Dissent & Dreyfus

Published : Jun 18, 2010 00:00 IST

It was the Dreyfus case and Emile Zola's magnificent role in it that alerted French intellectuals to their higher calling as moral watchmen over the modern state. Alfred Dreyfus, a captain in the French Army, was found guilty by a military tribunal in 1894 of selling secrets to the Germans. He was sentenced to perpetual imprisonment. A special law was passed so that he could serve his sentence on Devil's Island, an arid rock formation off the shore of French Guiana. He was held in solitary confinement in a stone cell, with no relief from the tropical heat.

There was no precedent in French law for such brutal treatment. The usual punishment of exile to a remote penal colony simply would not satisfy a Minister of War enraged by Dreyfus' refusal to confess, or the anti-Semitic and nationalist public. Eventually, Dreyfus was completely exonerated.

It, however, exposed gross misconduct at the highest level in the Army, divided the nation and held it to ridicule abroad. Louis Begley, a prize-winning novelist and lawyer of 45 years' standing, tears the prosecution case to shreds.

The labour has a purpose. It is to illuminate the parallel between the Dreyfus affair and the practice of torture by the United States under George W. Bush, between Devil's Island and Guantanamo. As ever, we face the dilemmas of liberty vs security and mass hysteria, fuelled in our age by television, whenever a man is charged with treason. Even when the charge is manifestly justified, the result can be denial of a fair trial; if it is not, there can be a monstrous wrong.

The military tribunal allowed last-minute secret introduction of evidence, without sharing that evidence with the defence. Anti-Semitism transformed suspicion into certainty. Top military leaders decided that any action leading to conviction even forgery was justified. A whistleblower, Lt. Col Picquant, who recognised both Dreyfus' innocence and the risks such a miscarriage of justice might pose to the nation, was prosecuted and punished.

The press and the public had been excluded from the trial. The case of treasonable espionage rested on a single piece of paper to which nothing except an alleged similarity of handwriting linked him, a similarity on which handwriting experts could not agree.

He was held incommunicado for two weeks and then put up for trial by a court martial. On December 19, 1894, he was convicted and sentenced. Five years later, the conviction was set aside by the Court de Cassation, the highest court of France. He was to be tried afresh, which was all he wanted a fair trial. He had a touching faith in the Army and the men who led it.
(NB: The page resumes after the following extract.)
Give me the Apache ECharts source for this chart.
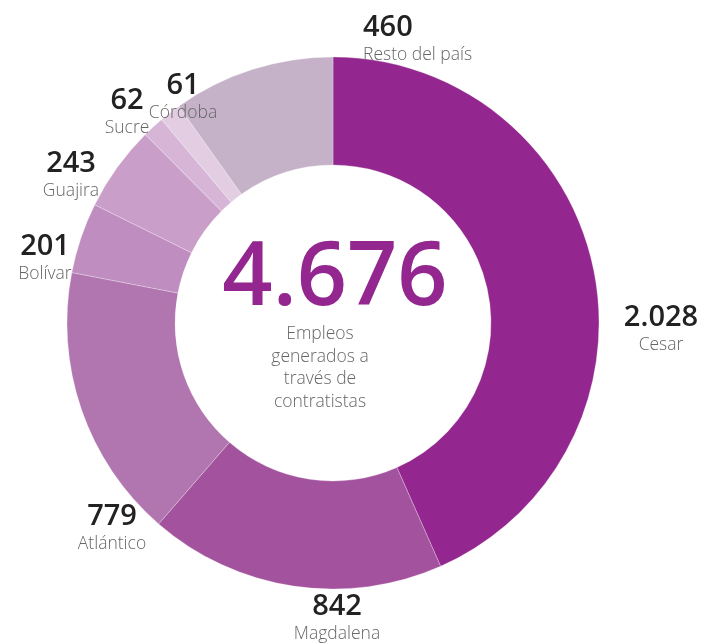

L'Affaire Dreyfus tore the nation apart. By 1898 the Dreyfusard camp, led by Mathieu Dreyfus [his brother], included centrist and left-wing politicians, and, with significant and notorious exceptions, most leading intellectuals, artists, writers, and academics, as well as, in smaller numbers, Army officers and members of the clergy. Later came revelations of the illegalities committed at the Paris court martial.

Public opinion outside of France was overwhelmingly on the side of Dreyfus. Spectacular supporters of Dreyfus outside France included Queen Victoria and her attorney general, Empress Eugenie, the widow of Napoleon III :. Anti-Dreyfusards were a right-wing coalition of Army officers, anti-Semites, militarists, extreme nationalists France's Sangh Parivar.

He was retried in 1899 and found guilty, by a vote of 5-2, but with extenuating circumstances. Such a grudging retreat is typical of all states. The Army's top brass was present in court to proclaim his guilt to the seven military officers trying him. The decline of the Right facilitated redress; Dreyfus asked for a review based on fresh evidence available to him. In 1903, the case was sent to the Court of Cassation. In 1906, Dreyfus was declared innocent. He was made a major and eventually an officer of the Legion of Honour.

Two men led the fight, Jean James, the socialist leader, and Emile Zola, the author of the immortal J'accuse an open letter to the President published in L' Aurore, a left-wing daily. Two hundred thousand copies were sold out within hours. In 1984, France honoured both Drefus and Zola.

Begley has the last word. Times and circumstances change. Some Guantanamo detainee may be as innocent as Dreyfus; some surely are not. But before January 20, Guantanamo detainees could look forward only to trials that would be as unfair and lacking in protections for the defendant as the court martial that convicted Dreyfus.

The Dreyfus case became the Dreyfus Affair, which tore France apart for long years after the case had come to an end and Captain Dreyfus had been fully exonerated. Steps taken by President Obama may spare the United States similar bitter strife, burnish its soiled image, and offer a path to freedom to those Guantanamo detainees who deserve it.